You Look Like a Child Who Is Longing For Home

i drove to the little town way out in the country on a spring night. i was to attend a class that night in a school that was in the middle of nowhere. i should have known that something was amiss because when i arrived at the school, a tornado came through close to where we were at. this is not so unusual in the Midwest in spring however it was a good opening for what was to come. he was the instructor, a man i had never met before, but when i saw him i became immediately annoyed by him as though i expected something rude to come out of him. then, suddenly, he looked at me and a place deep in the core of me shook and i knew that i "knew" him. he began to teach the class and my mind wandered. i was thinking about this phenomenon and then out of nowhere he started talking about it to the class. my mind raced with possibilities and then i thought that maybe he was reading my mind. at that moment he said that sometimes he just feels like people could read his mind! the class went on throughout the weekend and when there was time we briefly, cautiously talked to one another. it was awkward and exhilarating at the same time. during this time i had been having much trouble with people in my life and was feeling very alone in the world. on the last day of the class, i went to the classroom before the last session and was looking out the window and thinking about those problems when he came in. he said, "you look like a child who is longing for home." at that exact moment i was thinking about the afterlife and my belief that when i get there some day i will be back with my family and he would probably be there too. i saw him only one more time a year later. we never spoke of this phenomenon, nor did anything inappropriate occur (we are both married).

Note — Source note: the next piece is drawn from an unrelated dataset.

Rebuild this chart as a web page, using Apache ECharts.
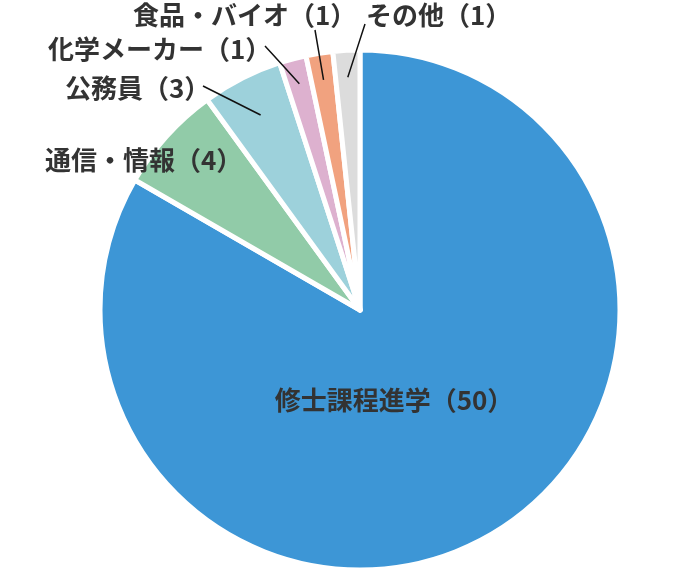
<!DOCTYPE html>
<html>
<head>
<meta charset="utf-8">
<script src="https://cdn.jsdelivr.net/npm/echarts@6/dist/echarts.min.js"></script>
<style>
html,body{margin:0;padding:0;background:#fff;}
#chart{width:700px;height:580px;}
</style>
</head>
<body>
<div id="chart"></div>
<script>
// Data
const categories = ['修士課程進学', '通信・情報', '公務員', '化学メーカー', '食品・バイオ', 'その他'];
const values = [50, 4, 3, 1, 1, 1];
const colors = ['#3d96d6', '#91cba8', '#9dd1db', '#ddb1cf', '#f1a27f', '#dcdcdc'];

// Layout (pie geometry and label placement, relative to pie centre)
const CX = 360, CY = 310, R = 260;
const labelPos = [
  {dx: 34, dy: 90, align: 'center'},
  {dx: -315, dy: -150, align: 'left'},
  {dx: -295, dy: -222, align: 'left'},
  {dx: -312, dy: -261, align: 'left'},
  {dx: -227, dy: -295, align: 'left'},
  {dx: 6, dy: -295, align: 'left'}
];
const lineEnd = [null, null, [-157, -224], [-95, -264], [-45, -280], [5, -286]];
const lineStartFrac = [0, 0, 0.85, 0.91, 0.905, 0.905];

const total = values.reduce((a, b) => a + b, 0);
function midAngle(i) {
  let s = 0;
  for (let k = 0; k < i; k++) s += values[k];
  return (s + values[i] / 2) / total * 2 * Math.PI; // clockwise from top
}

const common = {
  type: 'pie',
  center: [CX, CY],
  radius: [0, R],
  startAngle: 90,
  clockwise: true,
  avoidLabelOverlap: false
};

const chart = echarts.init(document.getElementById('chart'));
chart.setOption({
  animation: false,
  backgroundColor: '#fff',
  series: [
    Object.assign({}, common, {
      z: 2,
      itemStyle: {borderColor: '#fff', borderWidth: 5},
      label: {show: false},
      labelLine: {show: false},
      data: categories.map((c, i) => ({name: c, value: values[i], itemStyle: {color: colors[i]}}))
    }),
    Object.assign({}, common, {
      z: 3,
      silent: true,
      itemStyle: {color: 'rgba(0,0,0,0)', borderWidth: 0},
      label: {
        show: true,
        position: 'outside',
        formatter: '{b}（{c}）',
        fontFamily: '"Noto Sans CJK JP", sans-serif',
        fontWeight: 'bold',
        fontSize: 26,
        color: '#333'
      },
      labelLine: {show: true, length: 5, length2: 5, smooth: false, lineStyle: {color: '#111', width: 1.5}},
      labelLayout: function (p) {
        const i = p.dataIndex;
        const lp = labelPos[i];
        const out = {
          x: CX + lp.dx,
          y: CY + lp.dy,
          align: lp.align,
          verticalAlign: 'middle'
        };
        if (lineEnd[i]) {
          const a = midAngle(i);
          const r = (R - 2.5) * lineStartFrac[i];
          const sx = CX + r * Math.sin(a);
          const sy = CY - r * Math.cos(a);
          const ex = CX + lineEnd[i][0], ey = CY + lineEnd[i][1];
          out.labelLinePoints = [[sx, sy], [(sx + ex) / 2, (sy + ey) / 2], [ex, ey]];
        }
        return out;
      },
      data: categories.map((c, i) => ({
        name: c,
        value: values[i],
        label: i === 0 ? {position: 'inside'} : {},
        labelLine: {show: i >= 2}
      }))
    })
  ]
});
</script>
</body>
</html>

There was never a sexual attraction. i just know he is my brother and friend from another time and place and in this life at least for now we were just supposed to meet in passing. i look forward to seeing him again someday. 

angrychild angrychild
31-35, F
3 Responses May 8, 2007

Wouldn't it be nice if quantum physics came up with something to explain things like these, the soul etc

I believe this is true. I have known it since I was a child and never stopped believeing it. There is no way that energy (emotion, experiences, attatchments) are wasted on any plane.

Edgar Casey believed many people that we meet, are related to, or have contact with that leave an impression were significant in another life time.